I’ve been reading home renovation blogs for years.*
*To clarify, this is one of those interests that remains strictly in the “aspirational” category. I once tackled a painting project my brother-in-law promised would take an hour – or less – to complete. It took me 6 hours and two trips to the hardware store. I ruined one of my favourite shirts – despite wearing a cover-up. I was sore for a week, got a sunburn and the end result suggested a kindergartener had been wielding the paintbrush (a kindergartener that hadn’t yet fully mastered the art of staying inside the lines).
Back to those DIY blogs. One of my favourite design duos got their start years ago with a very basic internet presence: simple website, simple projects, simple house. Over the last decade, I’ve followed along as they’ve morphed into an empire of sorts. There are furniture lines, partnerships with major brands, sponsored content, full-time staff, and even a clothing line. Despite $2,000 mirrors and a 5,000-square foot house making their lifestyle and renovation budgets a bit less…relatable…I’ve remained a loyal reader, mostly because of the pictures.
They provide spectacular eye candy: gorgeous wallpaper, custom closets with colour-coded clothing, modern-rustic exposed beams.
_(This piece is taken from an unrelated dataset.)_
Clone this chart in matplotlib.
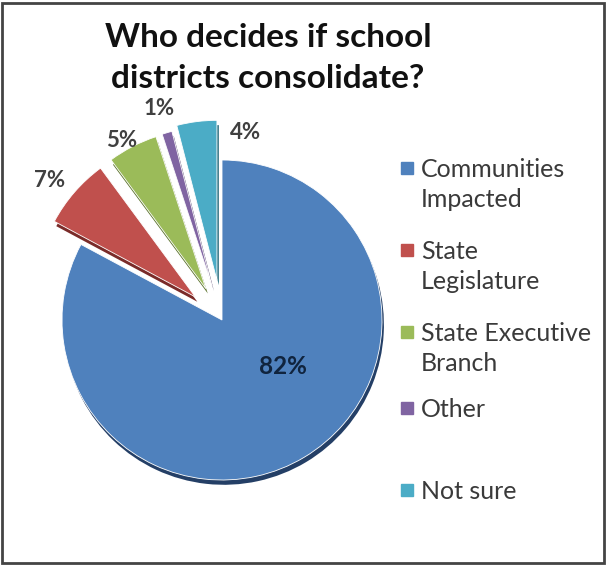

For good measure they might throw in a steaming latte sitting next to a flickering candle on a spotless countertop. With nary a coffee table book, Persian rug or chambray throw pillow out of place – their home (and thus their life?) looks practically perfect. Some days it’s inspirational to view this content and, other days, when my floors are littered with discarded socks and cookie crumbs and when dated light fixtures reveal a sink full of dirty dishes, my life all feels too imperfect.
Last week I happened to zoom in on one of those perfectly staged photos. The lighting was stunning, the distribution of objects within the field of view provided maximum impact. But viewed at 150%, I could see that within this aesthetically “perfect” stairway vignette there was actually cracked caulking at the bottom of each step. And scuffed treads. Another day, new photo. Dream kitchen. Zoom. Dirt and dings on the cabinets, crumbs all over the floor.
From houses to food to bodies to children (and everything in between), we’re inundated with images that suggest perfection. It all seems so…attainable. If we only could find a way to dress our family in coordinating outfits and make it to Machu Picchu for the golden-hour sunset shot – then we’d reach perfection.
But perfection is an illusion. When we’re struggling with our own basket of anxieties, foibles, and griefs, it’s so easy to look at something or someone else and see perfection. Perfection could be: a number on the scale, a figure in the bank, a street address or a particular type of car in the driveway. If only we could get that, life would be perfect.
I have scuffs on my stairs and crumbs on my floor (counter and table, too). And I often wish them – will them – away. But those crumbs don’t make me a failure, don’t reduce my value, don’t make my life less beautiful. They just make me a person with scuffs on her stairs and crumbs on her floor (proverbially and literally). Nothing more or less.
Some days I rail at the kids to eat over their plates and take off their shoes, but on the good days, I zoom out: I ignore the crumbs (or take the time to sweep them up without complaint) and say: Today isn’t perfect. But today is good.